Chasing Amy was released on Blu-Ray on November 17, 2009. This release includes a new commentary track, a Q&A with the cast recorded at Vulgarthon 2005, a conversation between Kevin Smith and Joey Lauren Adams, and a feature-length documentary titled "Tracing Amy" that details the making of the film and its aftermath.

In 2020, ViacomCBS (now known as Paramount Skydance) bought a 49% stake in Miramax (which was taken over by Qatari company beIN in 2016), with this deal giving Paramount worldwide distribution rights to Chasing Amy and the rest of the Miramax catalog. Paramount subsequently reissued the film on DVD and Blu-Ray in 2021, and made it available on their subscription streaming service Paramount+. It was also made available on Paramount's free streaming service Pluto TV.

==Novel==
In Japan, the screenplay of Chasing Amy was adapted into a novel by Kenichi Eguchi and published by Aoyama Publishing. The unique concept of the book is that it is roughly half-novel, half-manga, with Moyoko Anno providing the art for the comic book pages. In an episode of SModcast, Smith revealed that while he was thrilled to have a manga based on his film, he was shocked when he read the novelization, as the characters' sexual histories, which are just mentioned in conversation in the film, are depicted in the novel's manga illustrations as sexually graphic flashbacks.

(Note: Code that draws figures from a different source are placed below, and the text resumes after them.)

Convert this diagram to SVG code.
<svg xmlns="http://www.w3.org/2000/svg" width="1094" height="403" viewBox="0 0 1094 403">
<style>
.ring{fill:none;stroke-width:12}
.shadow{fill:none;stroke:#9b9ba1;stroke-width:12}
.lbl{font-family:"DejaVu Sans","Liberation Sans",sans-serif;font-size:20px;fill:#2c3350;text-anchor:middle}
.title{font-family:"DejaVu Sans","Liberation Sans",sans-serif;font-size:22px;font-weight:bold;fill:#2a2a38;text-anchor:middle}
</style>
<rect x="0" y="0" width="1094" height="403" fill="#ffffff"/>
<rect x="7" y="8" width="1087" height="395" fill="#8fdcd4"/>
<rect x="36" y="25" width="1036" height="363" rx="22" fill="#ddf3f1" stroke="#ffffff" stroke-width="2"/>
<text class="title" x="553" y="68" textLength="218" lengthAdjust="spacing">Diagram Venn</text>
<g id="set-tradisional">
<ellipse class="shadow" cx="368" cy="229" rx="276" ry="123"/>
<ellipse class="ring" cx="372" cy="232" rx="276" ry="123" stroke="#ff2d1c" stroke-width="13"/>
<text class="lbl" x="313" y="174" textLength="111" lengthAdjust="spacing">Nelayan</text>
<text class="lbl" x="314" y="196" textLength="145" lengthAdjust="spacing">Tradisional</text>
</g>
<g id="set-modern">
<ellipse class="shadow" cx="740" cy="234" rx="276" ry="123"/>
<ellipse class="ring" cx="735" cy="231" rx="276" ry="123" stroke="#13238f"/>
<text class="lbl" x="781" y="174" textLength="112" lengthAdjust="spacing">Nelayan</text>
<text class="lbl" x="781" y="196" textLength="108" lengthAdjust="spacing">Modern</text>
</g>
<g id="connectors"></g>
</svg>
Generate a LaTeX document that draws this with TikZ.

Smith had the original screenplay published along with his Clerks script from Miramax Books.

==Soundtrack==
The film had no soundtrack album released; however, many songs appear in the movie, including "Alive,"; the song written and performed by Joey Lauren Adams in character as Alyssa, cover of The Cars' "Let's Go" performed by Ernie Isley, "The Impression That I Get" by The Mighty Mighty Bosstones, "Run's House" by Run-DMC and other songs by artists such as Public Enemy, The Hang Ups, Gwen Guthrie and Liz Phair.

Two songs by the band Soul Asylum are featured in the film: "Lucky One" and "We 3". The band had previously contributed the song Can't Even Tell to the soundtrack of Smith's 1994 debut film Clerks. Frontman Dave Pirner composed the incidental music for the film along with the film's theme song, "Tube of Wonderful," which plays over the opening credits. The song reappears in Smith's 2001 film Jay and Silent Bob Strike Back, as well as its 2019 reboot Jay and Silent Bob Reboot, both times introducing the character Holden McNeil.

The music video for the song "Have You Seen Mary", performed by the band Sponge, features several scenes of the film. In Chasing Amy, the song is played in the scene while Holden and Hooper are at Jack's Music Shoppe.

==Cultural references==
In a scene originally written for Mallrats, several principal characters share memories of sexual escapades gone awry. This scene reveals the character's own emotional "sex scars" and was purposefully created—down to the style of dialogue and set dressing—to mirror a scene from Steven Spielberg's Jaws in which Quint and Hooper share the physical scars they've both earned from encounters with sharks. However, in this film it's used with Alyssa and Banky.